The layout of those sundry shops were pretty standardized. The main operating area was a long counter under which was a glass display so that the products in there can be seen. These were usually higher value personal items like handkerchiefs, socks, tools, and such. Huge shelves lined the walls up to the ceiling behind the counter where the owner stood. The shelves are normally stocked with beauty products, detergents, and stationery.
Opposite the long counter, across an aisle way is where the grain, sugar, salt, flour, and other bulk products were sold. There were measuring cans sitting on top of the open sacks of grains. These cans were the old measurement system. The smaller can was called the cupak. The larger one was gantang (volumetric measurements equivalent to liters today). For weights, the grocer used a traditional Chinese scale (ch’inthao) that measured out in catties and taels. People did not trust the mechanical scales because they suspicious that the needle could be adjusted.
I liked to see the running of the Sundry Shop during the peak morning hours. Our grocers would switch from Hokkien to Teochew to Bazaar Malay in seconds as they spoke to each customer. They would weigh out the products and wrap them into newspaper cones. After which, they would tie the package with twine running off a spool suspended from the ceiling. This was before the blessing and bane of plastic bags.
Occasionally, a British officer from the local Gurkha Regiment would appear. Ah Choo would call one of his sons to do the translation. Hardly anyone spoke English in the store. They did not use a cash register machine. All the calculations were done by memory and rote. The money till was a metal can hoisted up and down with a pulley and counter weight. This was an effective way to deposit money or to retrieve change for each transaction.

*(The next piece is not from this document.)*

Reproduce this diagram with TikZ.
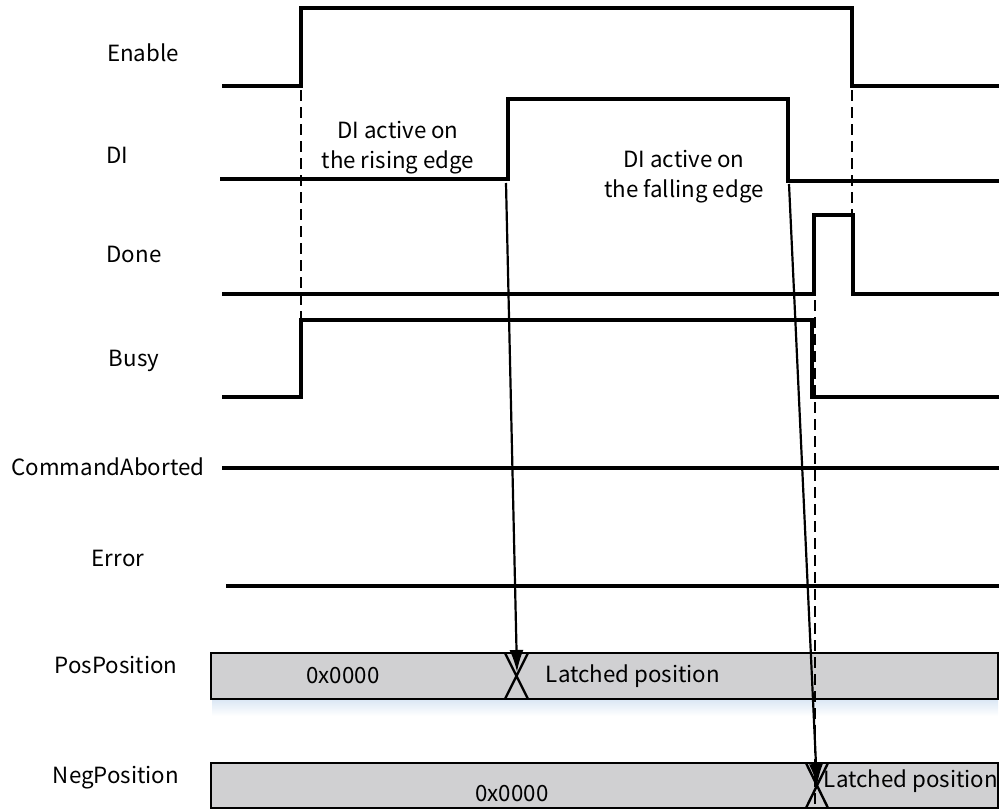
\documentclass[tikz,border=0pt]{standalone}
\usepackage{fontspec}
\setmainfont{Noto Sans CJK SC}
\usetikzlibrary{arrows.meta}
\definecolor{boxgray}{HTML}{D0D0D2}
\definecolor{shadowblue}{HTML}{DCE8F5}
\begin{document}
\begin{tikzpicture}[x=1pt,y=-1pt,
  sig/.style={line width=3.2pt, line join=miter},
  guide/.style={dash pattern=on 11pt off 6pt, line width=2.2pt},
  lbl/.style={font=\fontsize{22.3}{26}\selectfont, inner sep=0pt},
  note/.style={font=\fontsize{22.3}{30}\selectfont, align=center, inner sep=0pt},
  busbox/.style={draw, line width=2.4pt, fill=boxgray},
  cross/.style={line width=2.4pt},
  latch/.style={-{Latex[length=22pt,width=14pt]}, line width=2.2pt}]
\useasboundingbox (0,0) rectangle (999,809);

% signal names
\node[lbl] (nEnable) at (143,53) {Enable};
\node[lbl] (nDI) at (117,155) {DI};
\node[lbl] (nDone) at (134,254) {Done};
\node[lbl] (nBusy) at (134,361) {Busy};
\node[lbl] (nCA) at (108,467) {CommandAborted};
\node[lbl] (nErr) at (118,558) {Error};
\node[lbl] (nPos) at (116,665) {PosPosition};
\node[lbl] (nNeg) at (116,778) {NegPosition};

% shadow below bus box
\shade[top color=shadowblue, bottom color=white] (212,700) rectangle (998,716);

% bus boxes
\draw[busbox] (211,653) rectangle (998,699);
\draw[busbox] (211,763) rectangle (998,808);

% crosses
\draw[cross] (505,653) -- (528,699) (528,653) -- (505,699);
\draw[cross] (806,763) -- (828,808) (828,763) -- (806,808);

% bus texts
\node[lbl] (pos0) at (343,676) {0x0000};
\node[lbl] (posL) at (633,676) {Latched position};
\node[lbl] (neg0) at (512,794) {0x0000};
\node[lbl] (negL) at (911,781) {Latched position};

% waveforms
\draw[sig] (222,86) -- (301,86) -- (301,8) -- (852,8) -- (852,86) -- (999,86);
\draw[sig] (220,179) -- (508,179) -- (508,99) -- (788,99) -- (788,181) -- (999,181);
\draw[sig] (222,294) -- (814,294) -- (814,215) -- (853,215) -- (853,294) -- (999,294);
\draw[sig] (222,397) -- (301,397) -- (301,320) -- (812,320) -- (812,397) -- (999,397);
\draw[sig] (222,468) -- (999,468);
\draw[sig] (226,586) -- (999,586);

% guide lines
\draw[guide] (301,90) -- (301,320);
\draw[guide] (852,90) -- (852,215);
\draw[guide] (815,300) -- (815,806);

% notes
\node[note] (rise) at (398,148) {DI active on\\the rising edge};
\node[note] (fall) at (684,177) {DI active on\\the falling edge};

% latch arrows
\coordinate (a1s) at (506,183);
\coordinate (a1e) at (517,672);
\coordinate (a2s) at (789,184);
\coordinate (a2e) at (817,786);
\draw[latch] (a1s) -- (a1e);
\draw[latch] (a2s) -- (a2e);
\end{tikzpicture}
\end{document}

Social Life at the Sundry Shop
Apart from being the place to buy all kinds of things for the home, our two local sundry shops became the focal point for social matters. The main road passing by the sundry shops service the Gurkha regiments in the 1960’s. They were taken over by the Malaysian Rangers in the mid-70’s. It was not unusual for the army officers to get their sundries ordered and delivered from these two stores.
Local women used the sundry shops as their meeting point to discuss matters of the day a.k.a. gossip. Uncle Ah Choo and Uncle Ah Chooi have had to mediate over several overheated discussions. These happened in the vicinity of their shops that had nothing to do with themselves. In 1970, a new phenomenon struck the little community. Some rebellious youth proclaimed their support for Woodstock, Peace, and Love by making a chalk rendition of a long-haired mustachioed hippy wearing a big Peace sign on an oil drum. Parents were scandalized as the drum was placed strategically under a tree beside the sundry shops. It became the nightly haunt of a few long-haired guys until community leaders told them to take a hike or else….
The Fate of Sundry Shops Today
I visited the old neighborhood about 4 years ago during one of my trips back to the old country. The sundry shops are still there, now run by relatives of the original owners. The place was definitely quieter, the shops shabbier. There weren’t as many customers as the people no longer depended on these two sundry shops for their needs as there are several hyper market chains in the new city center. One of the current operators told me that it was getting hard to make ends meet, and if it weren’t for the dwindling number of old-timers who still came by to get some groceries out of habit, the place would have shuttered a long time ago. So this is the quiet crisis of sundry shops around the country….the demise of a long-cherished shopping tradition.